JYE Tech makes the DSO 138 oscilloscope kit perfect for electronics hobbyists who can make use of a simple scope and also willing to put in the time and effort to assemble one out of a kit. The kit is available at a very low-cost, a fair exchange for making their customers do their own assembly.
This product is popular enough to spawn counterfeit copycats, which was a concern. Not just out of fear of a problematic product, but also the desire to support the original authors. Fortunately JYE Tech offers the option to send in the serial number for authenticity validation. The serial number of this unit purchased from Amazon vendor Kuman checked out as authentic.

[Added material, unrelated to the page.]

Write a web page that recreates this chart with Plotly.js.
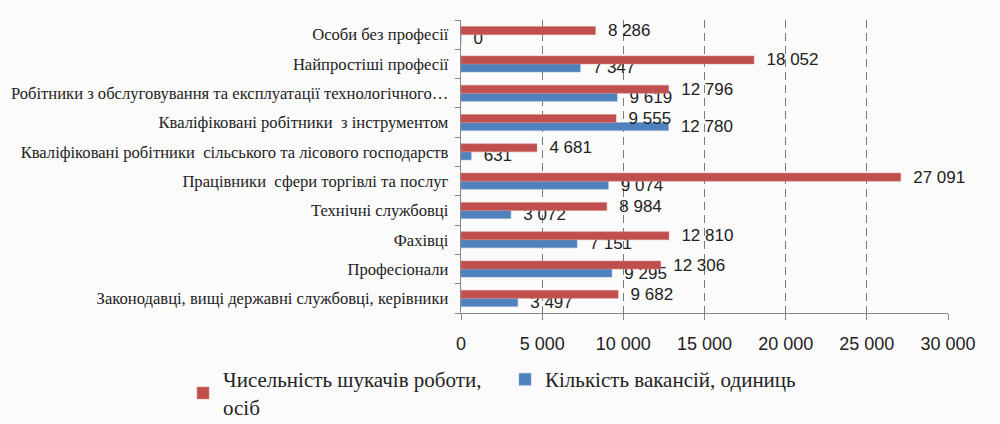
<!DOCTYPE html>
<html><head><meta charset="utf-8">
<script src="https://cdn.plot.ly/plotly-3.0.1.min.js"></script>
<style>html,body{margin:0;padding:0;background:#fbfbfb;}#chart{width:1000px;height:424px;}</style>
</head><body><div id="chart"></div>
<script>
const categories = [
  "Законодавці, вищі державні службовці, керівники",
  "Професіонали",
  "Фахівці",
  "Технічні службовці",
  "Працівники  сфери торгівлі та послуг",
  "Кваліфіковані робітники  сільського та лісового господарств",
  "Кваліфіковані робітники  з інструментом",
  "Робітники з обслуговування та експлуатації технологічного…",
  "Найпростіші професії",
  "Особи без професії"
];
const seekers = [9682, 12306, 12810, 8984, 27091, 4681, 9555, 12796, 18052, 8286];
const vacancies = [3497, 9295, 7151, 3072, 9074, 631, 12780, 9619, 7347, 0];
const seriesNames = ["Чисельність шукачів роботи,<br>осіб", "Кількість вакансій, одиниць"];
const xTicks = [0, 5000, 10000, 15000, 20000, 25000, 30000];

const SERIF = "Liberation Serif";
const SANS = "Liberation Sans";
const labelFont = {family: SANS, size: 17, color: "#222"};
const legendFont = {family: SERIF, size: 21, color: "#222"};
const traces = [
  {type: "bar", orientation: "h", y: categories, x: vacancies, name: seriesNames[1],
   marker: {color: "#4F81BD", line: {color: "#7FA3D3", width: 0.5}},
   text: vacancies, texttemplate: "\u00a0\u00a0%{x:,d}", textposition: "outside", textfont: labelFont,
   constraintext: "none", cliponaxis: false, legend: "legend2", hoverinfo: "none"},
  {type: "bar", orientation: "h", y: categories, x: seekers, name: seriesNames[0],
   marker: {color: "#C0504D", line: {color: "#D98583", width: 0.5}},
   text: seekers, texttemplate: "\u00a0\u00a0%{x:,d}", textposition: "outside", textfont: labelFont,
   constraintext: "none", cliponaxis: false, legend: "legend", hoverinfo: "none"}
];
const legendCommon = {orientation: "h", xref: "container", yref: "container",
  xanchor: "left", yanchor: "top", font: legendFont, itemwidth: 30,
  bgcolor: "rgba(0,0,0,0)"};
const layout = {
  width: 1000, height: 424,
  paper_bgcolor: "#fbfbfb", plot_bgcolor: "#fbfbfb",
  separators: ", ",
  margin: {l: 461, r: 52, t: 20, b: 111},
  barmode: "group", bargap: 0.45, bargroupgap: 0,
  showlegend: true,
  legend: Object.assign({}, legendCommon, {x: 0.183, y: 0.153}),
  legend2: Object.assign({}, legendCommon, {x: 0.505, y: 0.153}),
  xaxis: {range: [0, 30000], tickvals: xTicks, tickformat: ",d",
    showgrid: true, gridcolor: "#7a7a7a", griddash: "8px,5px", gridwidth: 1,
    zeroline: false, showline: true, linecolor: "#888", linewidth: 1,
    ticks: "outside", ticklen: 6, tickcolor: "#888", ticklabelstandoff: 8,
    tickfont: {family: SANS, size: 18, color: "#222"},
    fixedrange: true},
  yaxis: {type: "category", categoryorder: "array", categoryarray: categories,
    showline: true, linecolor: "#888", linewidth: 1,
    ticks: "outside", ticklen: 5, tickcolor: "#888", tickson: "boundaries",
    showgrid: false, ticksuffix: "  ",
    tickfont: {family: SERIF, size: 16.6, color: "#222"},
    fixedrange: true}
};
Plotly.newPlot("chart", traces, layout, {displayModeBar: false, staticPlot: true});
</script></body></html>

There are two versions of the kit that differ by their treatment of surface-mount components: pre-installed or not. This particular example is the variant with surface mount pieces already installed, the customer just has to take care of the remaining through-hole parts. All those parts to be soldered came in a single bag and had to be sorted and identified before assembly could begin.
The instructions were straightforward enough for someone already familiar with basic electronics soldering. The only complaint with this kit is that some of the mount points were not designed for easy soldering. They connect directly to large pieces of copper trace that acted as a huge heat sink making it difficult to bring the solder joint up to temperature. It would have been nice if they etched a little more. Leave one contact sufficient to carry the current, and etched around the rest to serve as a thermal break.
Apart from that minor complaint, the soldering was not difficult, only tedious. The electronics hobbyist is reminded why manual assembly of circuit boards is not considered a great career. This particular example took roughly four hours to assemble. Thankfully, when power was connected, everything started running as they should. Here is the assembled DSO 138, showing the built-in square wave test signal.
A few simple tests followed the self test, clearly showing some limits of this little oscilloscope. For one thing, the voltage scale is quite unreliable. An AA battery at 1.22 volts (according to the Fluke multi meter) was interpreted by this oscilloscope as 1.67 volts. But we didn’t get this thing to read voltages – we want to use it to graph wave forms that we couldn’t see with a multi meter. (UPDATE: On the advice of the local maker who built a DSO 138 before I did, I ran the calibration routine to align Vpos with zero volt and now voltage levels are much closer to the Fluke meter readings.)
It’s now part of the toolbox. Thanks to its low-cost, it wouldn’t take much data to throw it in either of these two buckets:
- Positive: “That was so much easier to diagnose with a scope, even a simple one. This was well worth the money.”
- Negative: “The inaccuracy of the scope led us down the wrong diagnosis path. This was a waste of both time and money.”
While we wait for the verdict to come in, let’s work on an enclosure for this device.